Engels critique une autre forme d’utopie, c’est celui du « socialisme utopique ». Entre autres cas abordé par Engels figure Owen : « Il fut l'inventeur des écoles maternelles et le premier à les introduire. Dès l'âge de deux ans, les enfants allaient à l'école, où ils s'amusaient tellement qu'on avait peine à les ramener à la maison. Tandis que ses concurrents faisaient travailler de treize à quatorze heures par jour, on ne travaillait à New Lanark que dix heures et demie. Lorsqu'une crise cotonnerie arrêta le travail pendant quatre mois, les ouvriers chômeurs continuèrent à toucher leur salaire entier. Ce qui n'empêcha pas l'établissement d'augmenter en valeur de plus du double et de donner jusqu'au bout de gros bénéfices aux propriétaires. » (Socialisme utopique ou socialisme scientifique)
Cependant Engels met en lumière les limites du socialisme utopique : « Le socialisme est pour eux tous l'expression de la vérité, de la raison et de la justice absolues, et il suffit qu'on le découvre pour qu'il conquière le monde par la vertu de sa propre force (…) où entrent, dans ce qu'elles ont de moins insolite, les observations critiques des divers fondateurs de secte, leurs thèses économiques et leurs peintures de la société future (…) Pour faire du socialisme une science, il fallait d'abord le placer sur un terrain réel ».
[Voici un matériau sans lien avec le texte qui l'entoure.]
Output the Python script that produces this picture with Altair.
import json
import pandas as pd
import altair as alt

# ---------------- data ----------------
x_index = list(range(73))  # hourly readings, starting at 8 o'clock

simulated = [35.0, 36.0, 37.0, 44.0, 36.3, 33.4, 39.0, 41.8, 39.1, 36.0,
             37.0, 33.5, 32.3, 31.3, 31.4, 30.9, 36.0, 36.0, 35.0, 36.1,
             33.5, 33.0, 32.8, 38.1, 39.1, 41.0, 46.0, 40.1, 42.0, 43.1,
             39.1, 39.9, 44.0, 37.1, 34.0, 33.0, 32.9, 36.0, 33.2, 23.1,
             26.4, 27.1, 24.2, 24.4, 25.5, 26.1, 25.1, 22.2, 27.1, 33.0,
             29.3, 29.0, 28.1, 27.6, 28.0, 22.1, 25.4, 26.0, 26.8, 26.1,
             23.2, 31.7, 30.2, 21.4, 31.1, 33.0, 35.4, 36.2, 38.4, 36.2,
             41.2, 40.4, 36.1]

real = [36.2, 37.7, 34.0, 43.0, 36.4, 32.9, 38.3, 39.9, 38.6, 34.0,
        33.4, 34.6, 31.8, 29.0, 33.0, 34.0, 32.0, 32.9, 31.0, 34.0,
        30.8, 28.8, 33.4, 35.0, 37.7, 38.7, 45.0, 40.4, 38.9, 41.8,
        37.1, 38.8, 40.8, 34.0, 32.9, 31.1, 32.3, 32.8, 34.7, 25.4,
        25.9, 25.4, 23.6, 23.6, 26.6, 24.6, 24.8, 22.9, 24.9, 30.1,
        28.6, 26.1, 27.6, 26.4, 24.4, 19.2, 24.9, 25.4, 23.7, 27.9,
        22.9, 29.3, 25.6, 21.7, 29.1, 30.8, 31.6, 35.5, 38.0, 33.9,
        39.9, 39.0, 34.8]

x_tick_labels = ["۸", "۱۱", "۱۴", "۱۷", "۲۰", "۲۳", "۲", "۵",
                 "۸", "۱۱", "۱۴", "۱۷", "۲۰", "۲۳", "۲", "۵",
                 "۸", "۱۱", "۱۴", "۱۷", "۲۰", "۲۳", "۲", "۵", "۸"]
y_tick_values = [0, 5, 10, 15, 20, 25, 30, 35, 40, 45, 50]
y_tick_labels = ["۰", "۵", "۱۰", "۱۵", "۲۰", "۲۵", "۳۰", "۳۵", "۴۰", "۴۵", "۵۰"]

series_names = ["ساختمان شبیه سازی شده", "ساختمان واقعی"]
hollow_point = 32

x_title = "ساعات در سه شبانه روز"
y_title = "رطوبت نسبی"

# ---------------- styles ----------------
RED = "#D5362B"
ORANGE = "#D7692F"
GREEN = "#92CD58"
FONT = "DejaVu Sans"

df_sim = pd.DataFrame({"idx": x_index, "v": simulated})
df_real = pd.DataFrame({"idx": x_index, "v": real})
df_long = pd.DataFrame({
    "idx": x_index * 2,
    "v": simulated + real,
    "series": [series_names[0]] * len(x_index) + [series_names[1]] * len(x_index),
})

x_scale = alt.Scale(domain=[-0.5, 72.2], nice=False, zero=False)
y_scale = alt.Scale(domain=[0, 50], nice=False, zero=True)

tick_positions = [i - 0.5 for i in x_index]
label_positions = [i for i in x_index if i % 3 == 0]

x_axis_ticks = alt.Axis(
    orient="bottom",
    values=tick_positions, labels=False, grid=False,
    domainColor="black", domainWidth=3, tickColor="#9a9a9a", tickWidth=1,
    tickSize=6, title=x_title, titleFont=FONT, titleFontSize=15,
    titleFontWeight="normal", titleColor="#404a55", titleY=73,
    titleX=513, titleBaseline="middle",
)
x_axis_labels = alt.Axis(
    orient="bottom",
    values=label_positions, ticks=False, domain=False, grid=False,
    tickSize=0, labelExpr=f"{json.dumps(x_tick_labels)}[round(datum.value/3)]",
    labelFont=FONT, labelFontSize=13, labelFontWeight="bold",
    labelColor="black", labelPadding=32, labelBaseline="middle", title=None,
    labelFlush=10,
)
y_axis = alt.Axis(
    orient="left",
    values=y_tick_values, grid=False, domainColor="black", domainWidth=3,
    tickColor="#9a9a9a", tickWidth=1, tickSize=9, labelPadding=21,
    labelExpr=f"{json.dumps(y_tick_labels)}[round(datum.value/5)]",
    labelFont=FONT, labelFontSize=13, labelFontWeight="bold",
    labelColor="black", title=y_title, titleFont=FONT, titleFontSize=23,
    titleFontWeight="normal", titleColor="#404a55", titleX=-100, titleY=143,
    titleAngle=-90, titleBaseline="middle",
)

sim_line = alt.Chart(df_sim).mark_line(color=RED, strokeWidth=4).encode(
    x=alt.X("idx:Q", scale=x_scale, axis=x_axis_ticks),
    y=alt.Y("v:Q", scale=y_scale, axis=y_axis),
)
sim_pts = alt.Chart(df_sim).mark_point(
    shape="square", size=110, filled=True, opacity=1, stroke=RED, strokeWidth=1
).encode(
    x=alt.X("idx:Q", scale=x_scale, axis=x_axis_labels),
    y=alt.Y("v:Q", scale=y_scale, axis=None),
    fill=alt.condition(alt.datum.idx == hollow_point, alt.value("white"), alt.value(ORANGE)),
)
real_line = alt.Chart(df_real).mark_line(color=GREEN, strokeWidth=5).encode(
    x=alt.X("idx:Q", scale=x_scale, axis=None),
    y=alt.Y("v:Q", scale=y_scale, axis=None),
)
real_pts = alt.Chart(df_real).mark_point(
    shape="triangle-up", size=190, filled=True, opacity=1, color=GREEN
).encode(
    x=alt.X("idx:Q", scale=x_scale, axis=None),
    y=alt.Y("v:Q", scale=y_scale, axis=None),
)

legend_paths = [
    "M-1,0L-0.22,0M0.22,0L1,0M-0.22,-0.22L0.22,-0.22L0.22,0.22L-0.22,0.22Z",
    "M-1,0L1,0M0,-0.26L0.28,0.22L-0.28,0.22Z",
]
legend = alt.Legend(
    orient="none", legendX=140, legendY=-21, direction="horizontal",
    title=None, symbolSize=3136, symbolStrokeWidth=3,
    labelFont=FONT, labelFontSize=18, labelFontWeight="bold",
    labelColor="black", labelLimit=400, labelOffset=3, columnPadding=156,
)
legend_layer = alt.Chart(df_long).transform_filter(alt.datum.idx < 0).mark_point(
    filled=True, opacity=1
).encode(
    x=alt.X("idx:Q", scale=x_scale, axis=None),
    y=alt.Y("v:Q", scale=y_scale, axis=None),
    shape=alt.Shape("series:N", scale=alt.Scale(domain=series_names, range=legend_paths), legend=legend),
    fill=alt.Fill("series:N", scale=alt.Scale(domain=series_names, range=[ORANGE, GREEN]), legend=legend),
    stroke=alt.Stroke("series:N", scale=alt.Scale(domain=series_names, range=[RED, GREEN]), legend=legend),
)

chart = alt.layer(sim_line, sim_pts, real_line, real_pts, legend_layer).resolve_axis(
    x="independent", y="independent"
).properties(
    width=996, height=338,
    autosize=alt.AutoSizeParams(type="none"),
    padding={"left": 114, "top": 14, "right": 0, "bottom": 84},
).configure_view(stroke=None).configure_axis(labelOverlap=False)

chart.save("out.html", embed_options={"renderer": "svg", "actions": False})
Ce que Engels reproche au socialisme utopique, c’est de croire que pour changer la société, il suffit d’en dénoncer les travers et d’imaginer une société future. Or, il faut pour Engels connaître l’État réel des rapports sociaux d’une société pour pouvoir avoir une action pertinente sur la société. L’éducation ne peut donc à elle seule suffire à transformer les injustices sociales.
La dystopie éducative
A l’inverse de cela, on voit parfois certains enseignants créer des dystopies éducatives qui visent à développer chez leurs élèves une prise de conscience de certains mécanismes sociaux.
Il est possible de citer deux dystopies éducatives particulièrement célèbres :
- La première est celle de la « la leçon de discrimination » : l’enseignante y met en place une dystopie éducative dont l’objectif est de faire prendre conscience aux élèves des mécanismes sociaux qui conduisent à des situation de discriminations sociales d’une minorité. (https://www.youtube.com/watch?v=iDyZf5xOLVY)
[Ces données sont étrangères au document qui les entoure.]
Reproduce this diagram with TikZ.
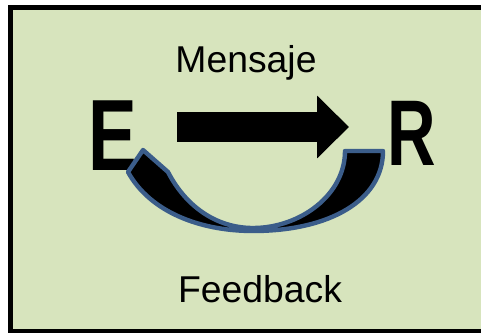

- La seconde est l’expérience dit de La troisième vague. Elle vise à mettre en lumière la manière dont des individus peuvent se soumettre à l’autorité. Le rapport que l’enseignant créée avec ses élèves devient un modèle en miniature de cette situation. (https://www.youtube.com/watch?v=sHMG7KEHDEg )
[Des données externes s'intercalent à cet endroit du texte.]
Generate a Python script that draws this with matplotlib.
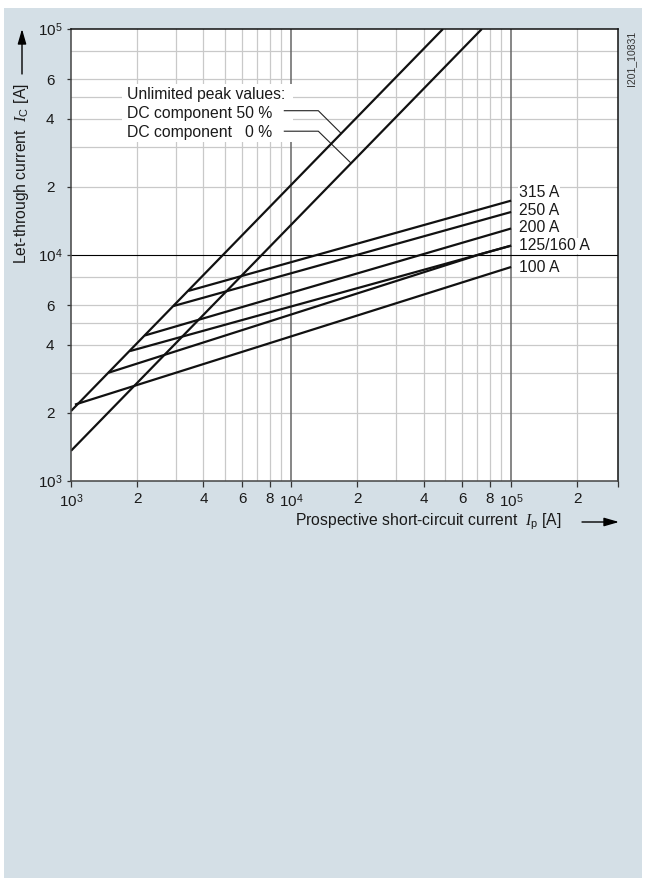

En particulier, la dystopie éducative de La troisième vague semble effectuer un lien entre un comportementalisme éducatif et une forme de soumission à l’autorité apte à favoriser l’adhésion à des régimes autoritaires.
Elle nous permet en creux également de comprendre quelles types d’éducation seraient susceptibles de générer l’adhésion à des régimes autoritaires.
L’originalité de la pédagogie critique
La pédagogie critique se donne bien évidement l’objectif d’être l’inverse des éducations dystopiques qui favorisent l’adhésion aux régimes autoritaires de masse. Un des implicites de la pédagogie critique telle que la développe Paulo Freire après son retour au Brésil, c’est que l’éducation doit aider à lutter contre l’adhésion de la population aux dictatures.
Mais, en même temps, elle ne vise pas à créer une mini-utopie sociale qui serait une préfiguration d’un nouveau régime politique idéale Par exemple, une société d’égaux gérant en démocratie directe la société.
La pédagogie critique vise à fournir aux apprenants les armes intellectuelles pour combattre l’injustice sociale. On retrouve ici l’opposition que fait Engels entre socialisme utopique et socialisme scientifique. De ce fait, le projet en est fort différent de celui des éducations progressistes qui essaient de construire dans la salle de classe une société utopique.
La pédagogie critique se donne pour objectif de donner aux apprenants la « science de leur malheur » (Pelloutier) pour qu’ils puissent transformer la société. C’est pourquoi Paulo Freire met en avant l’importance de la « praxis », c’est à dire d’une articulation entre la théorie et la pratique dans l’acte pédagogique.